Des changements majeurs devront être opérés pour assurer la préservation, l’utilisation durable et la restauration de la biodiversité dont la vie humaine dépend. La perte de biodiversité n’est pas seulement un problème environnemental, elle est un défi majeur pour nos sociétés. Et sa sauvegarde doit s’appuyer sur la diversité culturelle dans une alliance renouvelée des peuples pour sauvegarder ce bien commun.

Tandis que la pression sur les écosystèmes s’accroît, nous prenons conscience que l’être humain est partie intégrante, et non surplombante, de la Nature. Dans ce cadre, il est nécessaire de développer de nouvelles solidarités avec la biodiversité et agir concrètement pour sa préservation en soutenant des initiatives locales.

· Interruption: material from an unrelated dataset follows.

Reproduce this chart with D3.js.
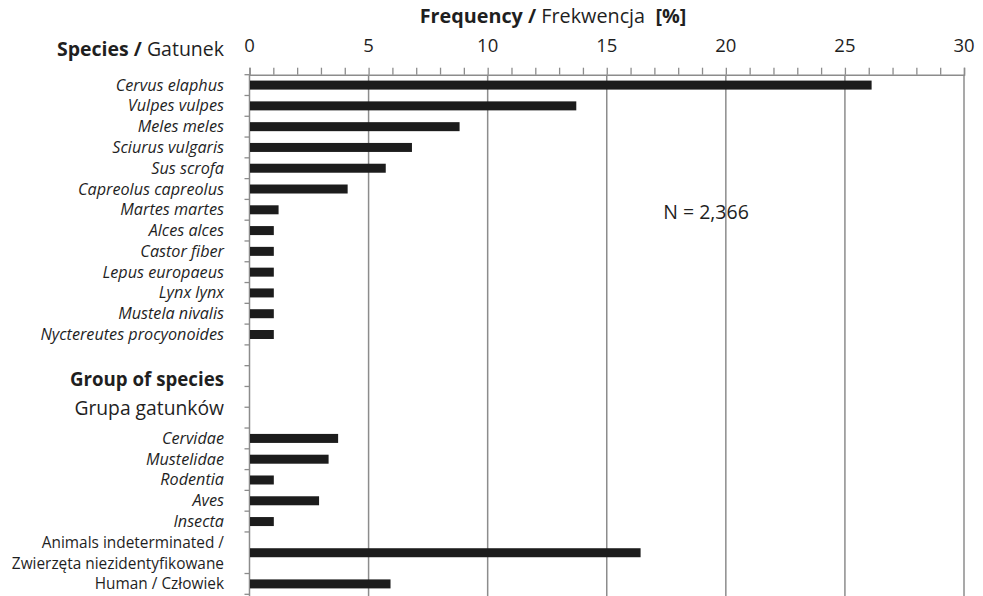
<!DOCTYPE html>
<html><head><meta charset="utf-8">
<script src="https://cdn.jsdelivr.net/npm/d3@7"></script>
<style>
html,body{margin:0;padding:0;background:#fff;}
svg{display:block;font-family:"Open Sans",sans-serif;}
text{white-space:pre;}
</style></head>
<body><svg id="c" width="983" height="596"></svg>
<script>
// ---- data ----
const speciesNames = ["Cervus elaphus","Vulpes vulpes","Meles meles","Sciurus vulgaris","Sus scrofa","Capreolus capreolus","Martes martes","Alces alces","Castor fiber","Lepus europaeus","Lynx lynx","Mustela nivalis","Nyctereutes procyonoides"];
const speciesFreq  = [26.1, 13.7, 8.8, 6.8, 5.7, 4.1, 1.2, 1.0, 1.0, 1.0, 1.0, 1.0, 1.0];
const groupNames = ["Cervidae","Mustelidae","Rodentia","Aves","Insecta"];
const groupFreq  = [3.7, 3.3, 1.0, 2.9, 1.0];
const otherNames = [["Animals indeterminated /","Zwierzęta niezidentyfikowane"],["Human / Człowiek"]];
const otherFreq  = [16.4, 5.9];
const xTickValues = [0,5,10,15,20,25,30];
const sampleSize = "N = 2,366";

(function(){
// ---- build rows (slot index, span) ----
const rows = [];
let slot = 0;
speciesNames.forEach((n,i)=>{rows.push({lines:[n], v:speciesFreq[i], italic:true, start:slot, span:1}); slot+=1;});
slot += 4; // blank rows for group heading
groupNames.forEach((n,i)=>{rows.push({lines:[n], v:groupFreq[i], italic:true, start:slot, span:1}); slot+=1;});
otherNames.forEach((n,i)=>{rows.push({lines:n, v:otherFreq[i], italic:false, start:slot, span:n.length}); slot+=n.length;});
const totalSlots = slot;

const svg = d3.select("#c");
const pL = 249.5, pR = 964, pT = 74.7, pB = 594.3;
const x = d3.scaleLinear().domain([0,30]).range([pL,pR]);
const y = d3.scaleLinear().domain([0,totalSlots]).range([pT,pB]);
const gridColor = "#8c8c8c", textColor = "#1f1f1f";

// gridlines
svg.append("g").selectAll("line").data(xTickValues.filter(d=>d>0)).join("line")
  .attr("x1",d=>x(d)).attr("x2",d=>x(d)).attr("y1",pT).attr("y2",pB+2)
  .attr("stroke",gridColor).attr("stroke-width",1.5);

// top axis with minor ticks
const xAxis = d3.axisTop(x).tickValues(d3.range(0,31,1)).tickSize(7).tickFormat("");
const gx = svg.append("g").attr("transform",`translate(0,${pT})`).call(xAxis);
gx.select(".domain").attr("stroke",gridColor).attr("stroke-width",1.5);
gx.selectAll(".tick line").attr("stroke",gridColor).attr("stroke-width",1.3);
// major tick labels
svg.append("g").selectAll("text").data(xTickValues).join("text")
  .attr("x",d=>x(d)).attr("y",52).attr("text-anchor","middle")
  .attr("font-size",18.5).attr("fill",textColor).text(d=>d);

// left axis with ticks at row boundaries
const boundaries = d3.range(0,totalSlots+1).filter(b=>!rows.some(r=>b>r.start && b<r.start+r.span));
svg.append("line").attr("x1",pL).attr("x2",pL).attr("y1",pT).attr("y2",pB+2)
  .attr("stroke",gridColor).attr("stroke-width",1.5);
svg.append("g").selectAll("line").data(boundaries).join("line")
  .attr("x1",pL-5).attr("x2",pL).attr("y1",d=>y(d)).attr("y2",d=>y(d))
  .attr("stroke",gridColor).attr("stroke-width",1.3);

// bars
const barH = 9;
svg.append("g").selectAll("rect").data(rows).join("rect")
  .attr("x",x(0)+0.5).attr("y",d=>y(d.start+d.span/2)-barH/2)
  .attr("width",d=>x(d.v)-x(0)).attr("height",barH)
  .attr("fill","#1c1c1c");

// category labels
const lab = svg.append("g").attr("fill",textColor).attr("text-anchor","end");
rows.forEach(r=>{
  r.lines.forEach((ln,j)=>{
    lab.append("text").attr("x",224).attr("y",y(r.start+j+0.5)+5.5)
      .attr("font-size",r.italic?16.2:15.4)
      .attr("font-style",r.italic?"italic":"normal").text(ln);
  });
});

// headings
const t1 = svg.append("text").attr("x",553).attr("y",23).attr("text-anchor","middle").attr("font-size",19.8).attr("fill",textColor);
t1.append("tspan").attr("font-weight","bold").text("Frequency / ");
t1.append("tspan").text("Frekwencja  ");
t1.append("tspan").attr("font-weight","bold").text("[%]");

const t2 = svg.append("text").attr("x",224).attr("y",56).attr("text-anchor","end").attr("font-size",19.5).attr("fill",textColor);
t2.append("tspan").attr("font-weight","bold").text("Species / ");
t2.append("tspan").text("Gatunek");

svg.append("text").attr("x",224).attr("y",385.5).attr("text-anchor","end").attr("font-size",18.7)
  .attr("font-weight","bold").attr("fill",textColor).text("Group of species");
svg.append("text").attr("x",224).attr("y",414.5).attr("text-anchor","end").attr("font-size",19.3)
  .attr("fill",textColor).text("Grupa gatunków");

svg.append("text").attr("x",706).attr("y",219).attr("text-anchor","middle").attr("font-size",19.5)
  .attr("fill",textColor).text(sampleSize);
})();
</script></body></html>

Avec ses 88 États et gouvernements membres et ses 300 millions de francophones dans le monde[5], la francophonie peut et doit jouer un rôle déterminant pour la conservation de la nature.

La mobilisation de la francophonie pour la préservation de la nature est essentielle notamment dans le cadre des échéances internationales primordiales de 2021-2022: le Congrès mondial de la nature de l’UICN en septembre 2021 et la COP 15 Biodiversité de l’ONU en 2021 et 2022. Témoignage de l’engagement de la francophonie pour la réussite de la COP et la mise en place effective du cadre biodiversité post-2020, plus d’un tiers des membres de la Coalition de la Haute Ambition pour la Nature et les Hommes[6] sont ainsi francophones. Cette coalition vise l’extension de la superficie des aires protégées sur la planète, qui couvrent aujourd’hui 15,4% des terres et 7,6% des mers, à 30% d’aires protégées à l’horizon 2030, mais aussi la gestion efficace des aires protégées existantes et à créer.

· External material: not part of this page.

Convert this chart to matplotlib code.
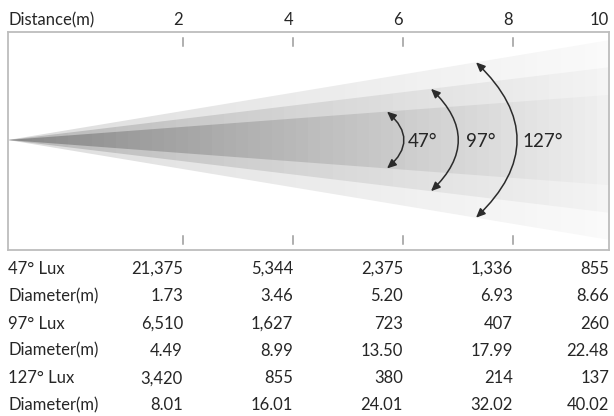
import matplotlib
matplotlib.use("Agg")
import matplotlib.pyplot as plt
import numpy as np
from matplotlib.patches import Polygon, FancyArrowPatch
from matplotlib.transforms import blended_transform_factory

plt.rcParams['font.family'] = ['Lato', 'DejaVu Sans']

# ---- data ----
distances = [2, 4, 6, 8, 10]
tick_labels = ['2', '4', '6', '8', '10']
beam_labels = ['47°', '97°', '127°']
row_labels = ['47° Lux', 'Diameter(m)', '97° Lux', 'Diameter(m)', '127° Lux', 'Diameter(m)']
lux_47 = ['21,375', '5,344', '2,375', '1,336', '855']
diam_47 = ['1.73', '3.46', '5.20', '6.93', '8.66']
lux_97 = ['6,510', '1,627', '723', '407', '260']
diam_97 = ['4.49', '8.99', '13.50', '17.99', '22.48']
lux_127 = ['3,420', '855', '380', '214', '137']
diam_127 = ['8.01', '16.01', '24.01', '32.02', '40.02']
table_rows = [lux_47, diam_47, lux_97, diam_97, lux_127, diam_127]

# ---- style ----
W, H = 614, 416
TXT = '#262626'
x_left, x_right = -1.1818, 9.745
y_bot, y_top = -2.0, 1.9636
cone_slopes = [0.166, 0.121, 0.075]          # outer -> inner (drawn spread)
cone_colors = [(221, 250), (184, 244), (136, 240)]
arc_x = [5.709, 6.509, 7.327]                # inner -> outer
arc_rad = [0.57, 0.52, 0.52]
label_x = [6.09, 7.14, 8.18]
FS = 12

fig = plt.figure(figsize=(W / 100, H / 100), dpi=100)
ax = fig.add_axes([8 / W, (H - 250) / H, 601 / W, 218 / H])
ax.set_xlim(x_left, x_right)
ax.set_ylim(y_bot, y_top)
ax.set_xticks([])
ax.set_yticks([])
for s in ax.spines.values():
    s.set_color('#bdbdbd')
    s.set_linewidth(1.3)

# beam cones with banded gradient
nb = 50
for slope, (c0, c1) in zip(cone_slopes, cone_colors):
    vals = np.linspace(c0, c1, nb) / 255.0
    img = np.repeat(vals[None, :, None], 3, axis=2)
    half = slope * (x_right - x_left)
    poly = Polygon([(x_left, 0), (x_right, half), (x_right, -half)],
                   closed=True, facecolor='none', edgecolor='none')
    ax.add_patch(poly)
    im = ax.imshow(img, extent=[x_left, x_right, -half, half], aspect='auto',
                   interpolation='nearest', zorder=1)
    im.set_clip_path(poly)
ax.set_xlim(x_left, x_right)
ax.set_ylim(y_bot, y_top)

# tick marks
for d in distances[:-1]:
    ax.plot([d, d], [1.70, 1.855], color='#9a9a9a', lw=1.1, zorder=3)
    ax.plot([d, d], [-1.75, -1.90], color='#9a9a9a', lw=1.1, zorder=3)

# arcs with arrows
for xa, slope, rad, lx, lab in zip(arc_x, cone_slopes[::-1], arc_rad, label_x, beam_labels):
    h = slope * (xa - x_left)
    arr = FancyArrowPatch((xa, -h), (xa, h), connectionstyle=f'arc3,rad={rad}',
                          arrowstyle='<|-|>,head_length=0.45,head_width=0.2',
                          mutation_scale=12, color='#2b2b2b', lw=1.1, zorder=4,
                          shrinkA=0, shrinkB=0)
    ax.add_patch(arr)
    ax.text(lx, -0.127, lab, ha='left', va='baseline', fontsize=13.5, color=TXT, zorder=5)

# header labels
tr = blended_transform_factory(ax.transData, fig.transFigure)
fig.text(8 / W, 1 - 25 / H, 'Distance(m)', ha='left', va='baseline', fontsize=FS, color=TXT)
for d, lab in zip(distances, tick_labels):
    xp = min(d, x_right)
    fig.text(xp, 1 - 25 / H, lab, ha='right', va='baseline', fontsize=FS, color=TXT,
             transform=tr)

# table
base = 274.0
step = 27.3
for i, (rl, vals) in enumerate(zip(row_labels, table_rows)):
    yb = 1 - (base + i * step) / H
    fig.text(8 / W, yb, rl, ha='left', va='baseline', fontsize=FS, color=TXT)
    for d, v in zip(distances, vals):
        xp = min(d, x_right)
        fig.text(xp, yb, v, ha='right', va='baseline', fontsize=FS, color=TXT, transform=tr)

fig.savefig('out.png', dpi=100)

Nous, membres francophones de l’UICN, sommes également convaincus que l’UICN et la préservation de la nature ont tout à gagner du renforcement du réseau francophone. Nous souhaitons que le Congrès mondial de 2021 soit l’occasion d’impulser une nouvelle dynamique au sein de ce réseau.

Nous souhaitons renforcer l’échange d’expertise et de connaissances entre membres afin de mieux communiquer et de capitaliser sur nos complémentarités. Cela pourrait se traduire par plus de réunions communes et de communication autour de nos publications respectives en français, un échange plus récurrent sur les projets que nous menons chacun.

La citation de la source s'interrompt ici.